See it on external page GitHub

Hardware-centric Transaction Processing for Distributed Memory

Shi, Runbin, Dr.

Transaction processing is a key part of the database management systems as well as a fundamental memory semantic of general computations. In the past 40 years, scientists have proposed many concurrency control schemes to ensure the atomicity of transactions. The software implementations introduce significant overhead. Consequently, less than 10% of the memory bandwidth is utilized for useful data processing. However, both memory bandwidth and capacity are the most expensive items in the cloud computing era. In this project, a hardware transaction management layer is built for the distributed memory system, which is composed of massive heterogeneous memory (DDR/HBM) channels and controlled by FPGA logic. The purpose of this layer is to maximize the memory bandwidth utilized for useful data processing. We specialized hardware for two fundamental concurrency control schemes, two-phase locking (2PL) and timestamp ordering (TSO), with the following novelties. First, we developed a fine-grained hardware context switch that effectively hides the latency of data dependency and concurrency control. Second, we developed a distributed on-chip lock manager that achieves both high throughput and low latency. Third, we developed serialization/deserialization modules based on our RDMA stacks to fully utilize the 100G network. With these, we extensively utilize the memory and network bandwidth and deliver an ultrahigh throughput memory management hardware for transaction processing.

Operators

external page Kara, Kaan external page Sidler, David external page István,Zsolt external page Muhsen,Owaida

Partitioning

Data partitioning is often used in databases to improve data access patterns of query execution engines. One prominent example of this is the radix join algorithm, which partitions large input tables to small cache-fitting parts, so that classic hash join can be performed with cache-fitting hash tables. The initial partitioning phase improves overall join performance significantly, especially if the input tables are large. FPGAs can perform partitioning efficiently, because (1) distributed on-chip memory (block RAMs) can be used to do specialized caching to improve random-access behavior, (2) partitioning can be implemented as a deep dataflow, enabling pipeline parallelism to improve throughput, (3) spatial parallelism on the FPGA can be exploited to create a vector-like instruction that is specialized for partitioning.

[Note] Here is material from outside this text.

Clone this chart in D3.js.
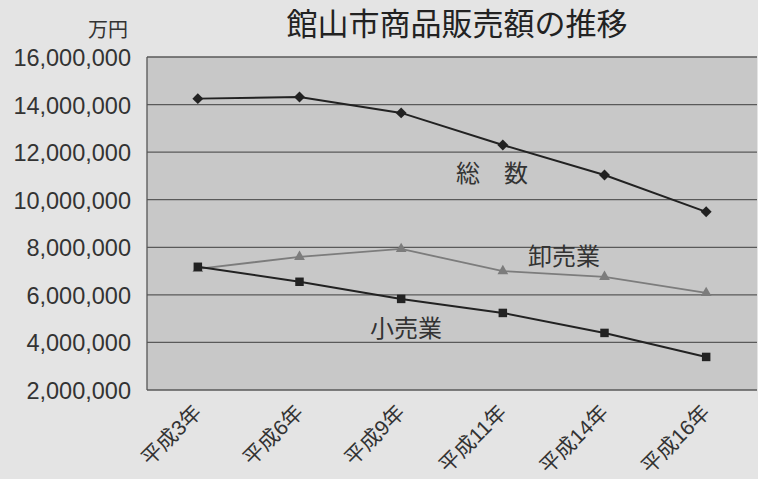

Stochastic Gradient Descent (SGD)

Using machine learning algorithms directly on relational data residing in a relational database has many advantages. Obviously, the ability the perform machine learning tasks on relational data besides having the robust and declarative way of interacting with it within a database, is very attractive. With the SGD operator, our goal is to provide the capability to perform linear model training directly on relational data residing in doppioDB, and to accelerate this using an FPGA.